So, honestly, how good is commercial KC barbecue?
The best barbecue I've tasted in my life, including any made by myself or friends, or tasted at a competition, was a brisket in Elgin, Texas. I flew some back to New York, and friends who could afford to do so started ordering it shipped. (It was of course best fresh, on the spot.) The Legends of Texas Barbecue Cookbook is one of the most inspirational cookbooks on my barbecue bookshelf, more for thought patterns than recipes, and suggests this quality is widespread in Texas. Franklin Barbecue: A Meat-Smoking Manifesto has the best actionable advice of my books; I've never been there but I suspect the line is worth the wait. In my experience, a random town such as College Station doesn't come close to these standards, and yet Texas achieves standards that leaves the rest of the country behind.
I nearly became a professor at Duke, and during several visits I intensively explored the barbecue scene. I drove several hours to what was supposed to be the best barbecue in the state. Blocks away, I asked a wizened old guy sitting on the corner for directions. "Why would you want to go so far, when [pointing on the same block] is better?" I should have taken his advice. Commercially available North Carolina pulled pork was uniformly so bad that it taught me to abandon the apparent ropey standard in favor of a slightly less cooked but juicier version that can't hold for as many hours.
I'm not trying to dis commercial KC barbecue, I just fear that people most familiar with good home-cooked barbecue will be disappointed. The quality of barbecue that KC places can deliver at affordable scale is impressive. Working class locals appreciate this tradition, and these places can keep other kinds of popular restaurants at bay. Nevertheless, with the wrong expectations one will be disappointed.
When I visited India for a month, I went with the wrong expectations. At a Hyderabad conference, I was essentially a well-cared-for hostage, with few opportunities to try restaurants. (Mumbai is another story.) While no culinary moment blew me away, I came over a month's time to appreciate the rhythm of Indian food, something no cookbook can convey. KC barbecue is a part of life in KC, even if no culinary moment will blow you away. Go in with those expectations, hoping to come to understand the rhythm.
I would be thrilled to stand corrected, here.
I have met far more naturally talented cooks than I have become. I've worked hard for modest reward. At a far more talented scale, Bruce Springsteen should be a far better musician given the work he has put in. Also from my experience in research mathematics, I've come to understand and accept that life is like this.

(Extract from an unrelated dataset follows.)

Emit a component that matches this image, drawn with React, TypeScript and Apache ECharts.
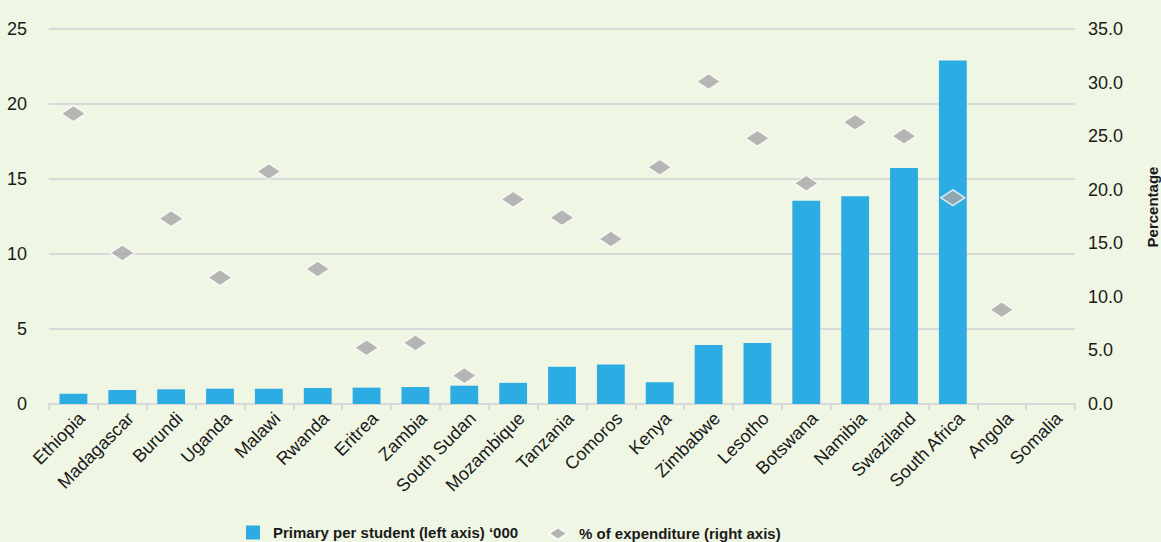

In cooking, it is most effective to find ways to replace talent with reproducible technique. Sous vide is widely despised because it does this so effectively. I am known on this forum for the smoke pot, and the bread steam generator, two devices that reduce talent to technique. Many friends have told me that my barbecue is the best they've tasted in their lives. I'm certain that my barbecue is typical of much of our collective barbecue on this forum, and in a different league than most commercially available barbecue. This is because Dennis has made the ultimate contribution to reducing talent to technique: A Komodo Kamado really works.